What needs to be done>
Find and copy every line in the records that includes the string "matplotlib".

Entries with chart source code>
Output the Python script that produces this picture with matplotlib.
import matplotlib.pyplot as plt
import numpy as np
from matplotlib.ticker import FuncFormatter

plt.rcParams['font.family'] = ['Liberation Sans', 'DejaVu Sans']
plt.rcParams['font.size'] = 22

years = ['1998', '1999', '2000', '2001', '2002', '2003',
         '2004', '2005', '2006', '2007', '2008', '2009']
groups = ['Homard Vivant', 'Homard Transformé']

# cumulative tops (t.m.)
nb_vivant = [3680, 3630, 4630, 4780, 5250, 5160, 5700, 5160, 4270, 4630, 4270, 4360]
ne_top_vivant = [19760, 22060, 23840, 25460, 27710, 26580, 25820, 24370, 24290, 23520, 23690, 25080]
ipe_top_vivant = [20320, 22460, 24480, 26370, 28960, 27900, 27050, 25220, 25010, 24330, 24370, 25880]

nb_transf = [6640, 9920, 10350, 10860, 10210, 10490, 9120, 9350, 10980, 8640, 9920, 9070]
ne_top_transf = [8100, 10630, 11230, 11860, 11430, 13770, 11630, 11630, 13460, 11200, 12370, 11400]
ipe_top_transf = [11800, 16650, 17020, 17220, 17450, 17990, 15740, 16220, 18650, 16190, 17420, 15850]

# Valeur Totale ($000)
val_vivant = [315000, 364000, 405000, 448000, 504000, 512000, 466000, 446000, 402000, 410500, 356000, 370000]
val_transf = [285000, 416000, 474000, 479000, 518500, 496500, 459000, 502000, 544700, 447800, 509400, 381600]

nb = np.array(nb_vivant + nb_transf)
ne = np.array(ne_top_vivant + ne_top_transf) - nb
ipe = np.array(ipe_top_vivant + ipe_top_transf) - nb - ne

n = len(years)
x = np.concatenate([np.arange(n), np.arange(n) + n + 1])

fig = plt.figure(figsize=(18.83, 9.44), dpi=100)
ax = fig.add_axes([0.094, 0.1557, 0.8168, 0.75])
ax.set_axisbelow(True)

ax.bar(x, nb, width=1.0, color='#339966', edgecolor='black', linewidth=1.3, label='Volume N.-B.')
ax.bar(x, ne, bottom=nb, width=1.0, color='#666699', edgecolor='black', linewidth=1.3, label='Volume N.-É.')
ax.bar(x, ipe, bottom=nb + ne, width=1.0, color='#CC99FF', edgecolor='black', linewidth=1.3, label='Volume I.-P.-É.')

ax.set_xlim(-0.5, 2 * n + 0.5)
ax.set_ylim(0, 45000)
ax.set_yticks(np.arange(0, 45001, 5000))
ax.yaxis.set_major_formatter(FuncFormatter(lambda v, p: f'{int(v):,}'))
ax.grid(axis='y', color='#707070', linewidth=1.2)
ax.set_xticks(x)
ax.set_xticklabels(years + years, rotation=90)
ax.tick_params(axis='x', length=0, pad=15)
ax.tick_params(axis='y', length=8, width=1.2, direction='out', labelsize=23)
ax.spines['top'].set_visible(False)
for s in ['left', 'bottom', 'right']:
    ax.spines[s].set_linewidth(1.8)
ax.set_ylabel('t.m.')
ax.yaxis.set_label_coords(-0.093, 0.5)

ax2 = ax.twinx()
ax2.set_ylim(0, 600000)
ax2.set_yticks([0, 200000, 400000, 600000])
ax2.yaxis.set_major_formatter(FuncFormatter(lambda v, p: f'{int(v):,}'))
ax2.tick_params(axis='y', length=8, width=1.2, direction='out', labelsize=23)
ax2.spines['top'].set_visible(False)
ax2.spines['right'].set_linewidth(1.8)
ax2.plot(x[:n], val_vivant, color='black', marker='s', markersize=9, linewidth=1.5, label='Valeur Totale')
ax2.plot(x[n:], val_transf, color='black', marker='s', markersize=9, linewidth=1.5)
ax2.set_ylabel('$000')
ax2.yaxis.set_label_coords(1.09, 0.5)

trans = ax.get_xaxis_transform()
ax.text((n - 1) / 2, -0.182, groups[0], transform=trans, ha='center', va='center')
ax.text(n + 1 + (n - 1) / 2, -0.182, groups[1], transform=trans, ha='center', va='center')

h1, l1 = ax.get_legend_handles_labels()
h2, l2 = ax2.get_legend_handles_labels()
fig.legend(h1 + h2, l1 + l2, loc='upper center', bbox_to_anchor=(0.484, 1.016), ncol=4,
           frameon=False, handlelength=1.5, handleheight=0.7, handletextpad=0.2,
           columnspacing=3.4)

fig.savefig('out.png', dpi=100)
==
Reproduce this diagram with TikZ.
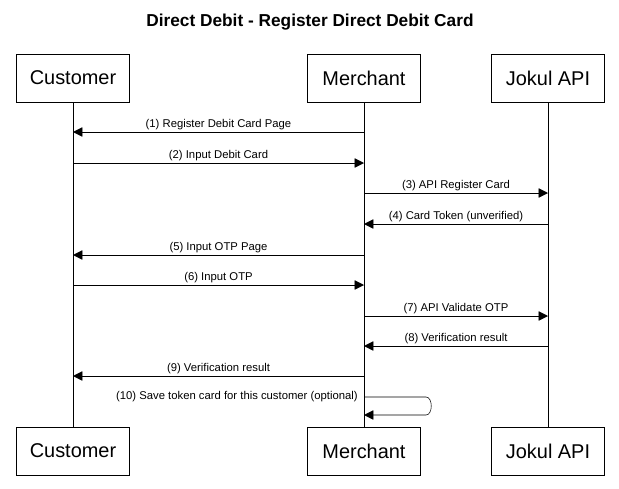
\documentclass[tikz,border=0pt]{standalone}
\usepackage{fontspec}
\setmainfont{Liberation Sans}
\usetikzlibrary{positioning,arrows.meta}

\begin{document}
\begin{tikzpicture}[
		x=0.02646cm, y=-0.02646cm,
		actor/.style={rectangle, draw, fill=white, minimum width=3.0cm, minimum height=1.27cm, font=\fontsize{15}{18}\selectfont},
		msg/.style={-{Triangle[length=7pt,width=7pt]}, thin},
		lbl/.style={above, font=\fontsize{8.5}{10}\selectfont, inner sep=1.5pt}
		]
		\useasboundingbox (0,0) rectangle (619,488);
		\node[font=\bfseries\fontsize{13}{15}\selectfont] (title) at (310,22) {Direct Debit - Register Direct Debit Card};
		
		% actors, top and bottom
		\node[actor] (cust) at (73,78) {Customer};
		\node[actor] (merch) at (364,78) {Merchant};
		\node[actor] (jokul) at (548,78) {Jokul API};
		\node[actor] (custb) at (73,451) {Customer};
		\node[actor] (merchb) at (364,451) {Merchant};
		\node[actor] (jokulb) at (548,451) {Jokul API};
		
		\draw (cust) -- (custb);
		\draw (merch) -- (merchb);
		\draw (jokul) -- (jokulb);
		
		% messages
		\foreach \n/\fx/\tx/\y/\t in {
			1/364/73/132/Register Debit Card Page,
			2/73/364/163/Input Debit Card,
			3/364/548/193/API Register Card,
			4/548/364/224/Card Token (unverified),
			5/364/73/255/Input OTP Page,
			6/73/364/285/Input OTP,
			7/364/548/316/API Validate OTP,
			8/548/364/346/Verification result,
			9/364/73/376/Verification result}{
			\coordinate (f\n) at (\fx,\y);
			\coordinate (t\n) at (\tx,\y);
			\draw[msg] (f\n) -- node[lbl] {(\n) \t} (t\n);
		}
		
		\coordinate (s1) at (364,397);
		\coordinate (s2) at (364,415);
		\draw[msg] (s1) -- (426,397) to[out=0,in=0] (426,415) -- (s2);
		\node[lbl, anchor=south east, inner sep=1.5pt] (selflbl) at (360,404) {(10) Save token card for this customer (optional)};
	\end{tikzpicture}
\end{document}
* * *
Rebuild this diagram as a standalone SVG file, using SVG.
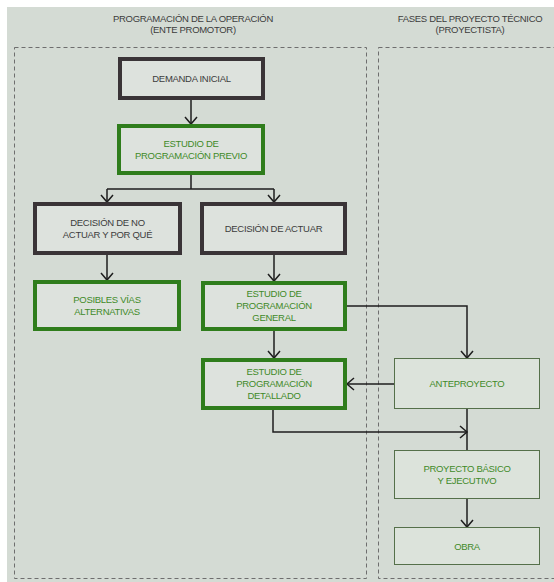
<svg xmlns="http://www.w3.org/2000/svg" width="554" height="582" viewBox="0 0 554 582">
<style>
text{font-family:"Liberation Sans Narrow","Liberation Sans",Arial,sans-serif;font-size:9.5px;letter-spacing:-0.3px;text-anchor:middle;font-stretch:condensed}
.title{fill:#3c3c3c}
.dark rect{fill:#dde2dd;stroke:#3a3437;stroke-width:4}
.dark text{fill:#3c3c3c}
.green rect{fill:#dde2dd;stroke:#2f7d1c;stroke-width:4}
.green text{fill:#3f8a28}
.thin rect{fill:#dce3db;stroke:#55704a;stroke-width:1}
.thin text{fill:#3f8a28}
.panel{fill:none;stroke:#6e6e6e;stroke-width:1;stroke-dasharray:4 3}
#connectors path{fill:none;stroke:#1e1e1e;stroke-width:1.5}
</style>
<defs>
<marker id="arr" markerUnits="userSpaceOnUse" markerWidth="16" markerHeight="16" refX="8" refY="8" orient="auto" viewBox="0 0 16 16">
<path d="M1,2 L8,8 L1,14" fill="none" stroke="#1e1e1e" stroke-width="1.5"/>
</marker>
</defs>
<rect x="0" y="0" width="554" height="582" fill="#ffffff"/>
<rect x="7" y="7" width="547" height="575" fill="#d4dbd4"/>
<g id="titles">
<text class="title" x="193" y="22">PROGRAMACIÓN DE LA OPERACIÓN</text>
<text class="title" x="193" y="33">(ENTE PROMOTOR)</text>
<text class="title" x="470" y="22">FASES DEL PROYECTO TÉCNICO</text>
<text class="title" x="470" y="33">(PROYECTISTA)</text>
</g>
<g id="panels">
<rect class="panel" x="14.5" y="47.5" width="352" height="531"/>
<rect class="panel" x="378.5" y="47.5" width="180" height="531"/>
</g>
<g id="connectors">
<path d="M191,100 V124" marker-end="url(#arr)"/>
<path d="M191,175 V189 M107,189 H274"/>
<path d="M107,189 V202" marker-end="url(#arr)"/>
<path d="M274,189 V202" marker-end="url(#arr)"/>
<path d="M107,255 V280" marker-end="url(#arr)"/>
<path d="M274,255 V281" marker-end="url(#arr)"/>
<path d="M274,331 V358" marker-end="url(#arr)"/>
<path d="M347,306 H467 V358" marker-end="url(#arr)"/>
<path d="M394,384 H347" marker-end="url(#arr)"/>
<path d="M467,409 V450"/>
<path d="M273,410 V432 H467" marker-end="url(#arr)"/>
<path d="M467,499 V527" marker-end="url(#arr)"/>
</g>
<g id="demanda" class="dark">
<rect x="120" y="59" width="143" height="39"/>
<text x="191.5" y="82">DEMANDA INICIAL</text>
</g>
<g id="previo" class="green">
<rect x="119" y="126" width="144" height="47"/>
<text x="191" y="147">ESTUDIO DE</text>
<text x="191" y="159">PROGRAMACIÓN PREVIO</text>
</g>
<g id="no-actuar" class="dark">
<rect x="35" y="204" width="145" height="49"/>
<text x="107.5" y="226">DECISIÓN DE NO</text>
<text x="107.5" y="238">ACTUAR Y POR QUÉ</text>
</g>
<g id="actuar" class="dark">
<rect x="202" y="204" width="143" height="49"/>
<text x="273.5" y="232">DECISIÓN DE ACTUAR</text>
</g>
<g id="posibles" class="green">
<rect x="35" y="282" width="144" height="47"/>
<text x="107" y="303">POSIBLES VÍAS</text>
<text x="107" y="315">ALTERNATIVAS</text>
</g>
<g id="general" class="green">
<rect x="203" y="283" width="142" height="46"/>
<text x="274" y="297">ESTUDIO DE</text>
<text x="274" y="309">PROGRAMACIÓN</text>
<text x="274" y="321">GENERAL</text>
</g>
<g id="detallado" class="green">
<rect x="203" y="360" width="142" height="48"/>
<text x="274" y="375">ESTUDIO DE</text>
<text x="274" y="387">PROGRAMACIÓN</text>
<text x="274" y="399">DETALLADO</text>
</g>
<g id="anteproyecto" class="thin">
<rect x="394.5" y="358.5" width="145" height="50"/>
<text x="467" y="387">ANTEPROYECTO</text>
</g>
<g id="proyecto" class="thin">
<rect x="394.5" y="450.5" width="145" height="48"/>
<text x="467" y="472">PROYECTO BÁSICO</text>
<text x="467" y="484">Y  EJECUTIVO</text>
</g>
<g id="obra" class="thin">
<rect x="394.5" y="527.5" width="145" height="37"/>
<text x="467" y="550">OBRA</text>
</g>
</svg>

Task output>
Output the Python script that produces this picture with matplotlib.
import matplotlib.pyplot as plt
from matplotlib.ticker import FuncFormatter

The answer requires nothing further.